The exercise: Return only the lines from the top of the data down to the one that holds "(0,0) rectangle (977,512);", both included, without any pictures.

Supplied material:
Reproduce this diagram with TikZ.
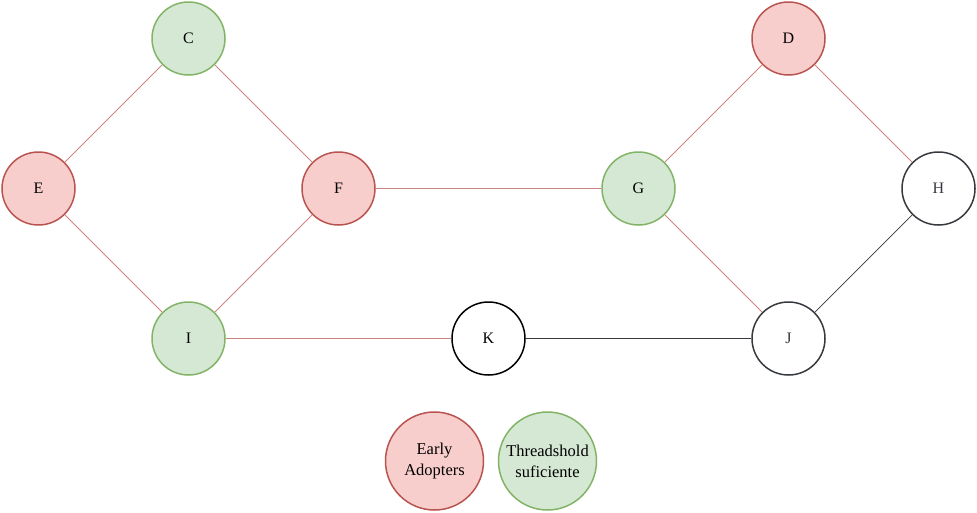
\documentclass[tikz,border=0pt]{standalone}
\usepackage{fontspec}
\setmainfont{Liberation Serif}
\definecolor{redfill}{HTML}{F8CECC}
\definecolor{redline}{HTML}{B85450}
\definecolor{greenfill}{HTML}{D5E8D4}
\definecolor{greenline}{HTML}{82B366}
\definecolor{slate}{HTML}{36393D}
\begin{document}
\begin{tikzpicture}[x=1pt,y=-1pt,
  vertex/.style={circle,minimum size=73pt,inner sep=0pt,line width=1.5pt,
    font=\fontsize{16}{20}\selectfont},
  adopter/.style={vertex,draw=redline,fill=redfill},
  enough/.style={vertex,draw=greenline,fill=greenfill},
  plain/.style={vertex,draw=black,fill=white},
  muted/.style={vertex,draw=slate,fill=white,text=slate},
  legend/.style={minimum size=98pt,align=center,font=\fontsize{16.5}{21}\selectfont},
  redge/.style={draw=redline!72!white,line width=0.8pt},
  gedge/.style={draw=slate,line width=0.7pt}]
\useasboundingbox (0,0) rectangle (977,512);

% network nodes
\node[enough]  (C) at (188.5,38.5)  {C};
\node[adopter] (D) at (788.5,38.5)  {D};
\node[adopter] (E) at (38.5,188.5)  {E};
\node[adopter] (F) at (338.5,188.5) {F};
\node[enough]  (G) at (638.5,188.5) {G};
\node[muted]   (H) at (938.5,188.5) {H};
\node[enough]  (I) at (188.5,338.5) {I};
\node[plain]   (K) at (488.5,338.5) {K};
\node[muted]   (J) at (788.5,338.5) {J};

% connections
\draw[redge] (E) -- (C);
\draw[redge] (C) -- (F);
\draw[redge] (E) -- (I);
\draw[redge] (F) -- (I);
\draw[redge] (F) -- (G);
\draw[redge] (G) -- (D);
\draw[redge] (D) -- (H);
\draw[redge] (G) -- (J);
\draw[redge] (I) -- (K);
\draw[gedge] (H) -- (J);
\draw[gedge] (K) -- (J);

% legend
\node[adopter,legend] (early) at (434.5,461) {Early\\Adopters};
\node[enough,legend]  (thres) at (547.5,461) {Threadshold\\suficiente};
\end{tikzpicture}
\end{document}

Result below:
Reproduce this diagram with TikZ.
\documentclass[tikz,border=0pt]{standalone}
\usepackage{fontspec}
\setmainfont{Liberation Serif}
\definecolor{redfill}{HTML}{F8CECC}
\definecolor{redline}{HTML}{B85450}
\definecolor{greenfill}{HTML}{D5E8D4}
\definecolor{greenline}{HTML}{82B366}
\definecolor{slate}{HTML}{36393D}
\begin{document}
\begin{tikzpicture}[x=1pt,y=-1pt,
  vertex/.style={circle,minimum size=73pt,inner sep=0pt,line width=1.5pt,
    font=\fontsize{16}{20}\selectfont},
  adopter/.style={vertex,draw=redline,fill=redfill},
  enough/.style={vertex,draw=greenline,fill=greenfill},
  plain/.style={vertex,draw=black,fill=white},
  muted/.style={vertex,draw=slate,fill=white,text=slate},
  legend/.style={minimum size=98pt,align=center,font=\fontsize{16.5}{21}\selectfont},
  redge/.style={draw=redline!72!white,line width=0.8pt},
  gedge/.style={draw=slate,line width=0.7pt}]
\useasboundingbox (0,0) rectangle (977,512);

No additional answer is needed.